The Bakala Foundation is a family foundation established by Zdeněk Bakala and Michaela Bakala. It was founded in the Czech Republic in 2007 originally as Zdeněk Bakala Foundation (in Czech "Nadace Zdeňka Bakaly") and renamed The Bakala Foundation in 2014. The foundation’s main focus is on education. Through the Scholarship program, Bakala Foundation supports the attendance of Czech students at universities abroad. It has also financed other projects in the Czech Republic, such as the Kaplicky Internship for young architects or Achilles Data and Journey for young journalists.

== Programs ==

=== Scholarship ===
Through the Scholarship program, Czech students have an opportunity to obtain financial support in the form of a scholarship for their studies at foreign universities. Support is available both to students leaving secondary education and applying to study at a university and to students already at a university who need support to continue with their studies. Approximately 25 % of applicants seek education in the social sciences and humanities, about 20 % choose applied science and 10 % opt for art school. A majority of scholarship recipients study at universities in the United States – mostly at Harvard, Yale, Dartmouth College and other Ivy League institutions – and in the United Kingdom where they most often attend Cambridge or Oxford. The scholarship can cover their expenses including tuition, accommodation and living costs, with the exact amount depending on a range of factors. Upon meeting certain criteria, selected students may receive financial support for the complete duration of their course of study. The students’ scholarship applications include an essay, motivation letter and references. The shortlisted applicants are invited for a second round of selection consisting of an interview. In 2016, there were 213 scholarship applicants, 22 progressed into the second round and 13 were awarded a scholarship.

=== Kaplicky Internship ===
The Kaplicky Internship is a competition for students of architecture in which the main prize is a three-month internship with one of London’s big architectural studios. The competition, named after the late Czech architect Jan Kaplický, the is organised in collaboration with the Design Museum in London and the Kaplicky Centre Endowment Fund and is open to works submitted by final-year students of architecture curricula at Czech colleges and universities.

==== 2015 ====
The inaugural competition was won by Ondřej Michálek, a graduate of the Academy of Arts, Architecture and Design in Prague. The victory earned Ondřej Michálek an internship with the London-based studio of Eva Jiřičná. His winning design was inspired by the growth of mycelium and other living organisms.

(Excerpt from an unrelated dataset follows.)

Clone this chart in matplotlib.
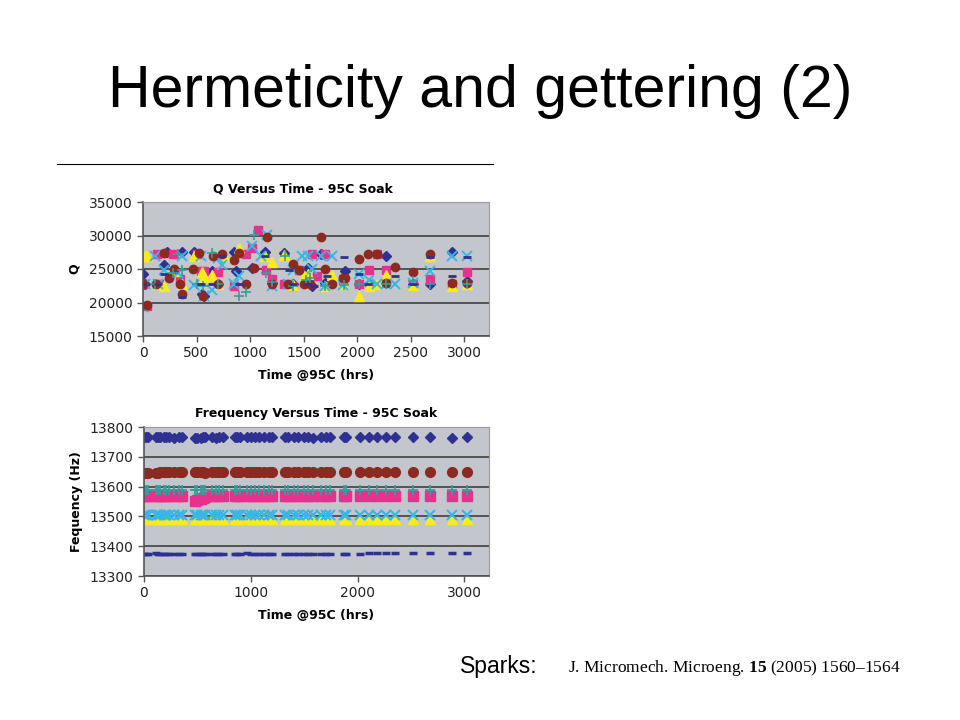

Subsequently, he examined the territorial implications of applying their rules of growth at a specific moment and in a certain location as the “Pavilion of Growth”.

==== 2016 ====
The winner in the competition’s second year was Petra Ross, a graduate from the Faculty of Arts and Architecture of the Technical University in Liberec. She won a three-month internship with the London studio of Zaha Hadid. The 2016 jury of experts comprised M. Arch, Melodie Leung from Zaha Hadid’s studio, Mr. Deyan Sudjic OBE, director of the Design Museum in London, and the project’s guarantor, doc. Ing. Arch. Vladimir Krátký from the Faculty of Architecture of the Czech Technical University (ČVUT).

=== Achilles Data ===
Achilles Data is a three-month course of investigative journalism designed for students and media graduates from the Czech Republic.

=== Journey – Journalism Bootcamp ===
Journey is an intensive international journalism course for media students from the Czech Republic and other countries. Journey's workshops are concerned with data collection and analysis, and reporting. Lecturers have included Seymour Hersh, Jesse Eisinger, Charles Ornstein and Tracy Weber.

== Other philanthropic activities ==
The Bakalas have supported a number of nonprofit organisations in the Czech Republic and abroad, such as The Aspen Institute Central Europe, Václav Havel Library, the Centre for Contemporary Art DOX in Prague and London's Design Museum.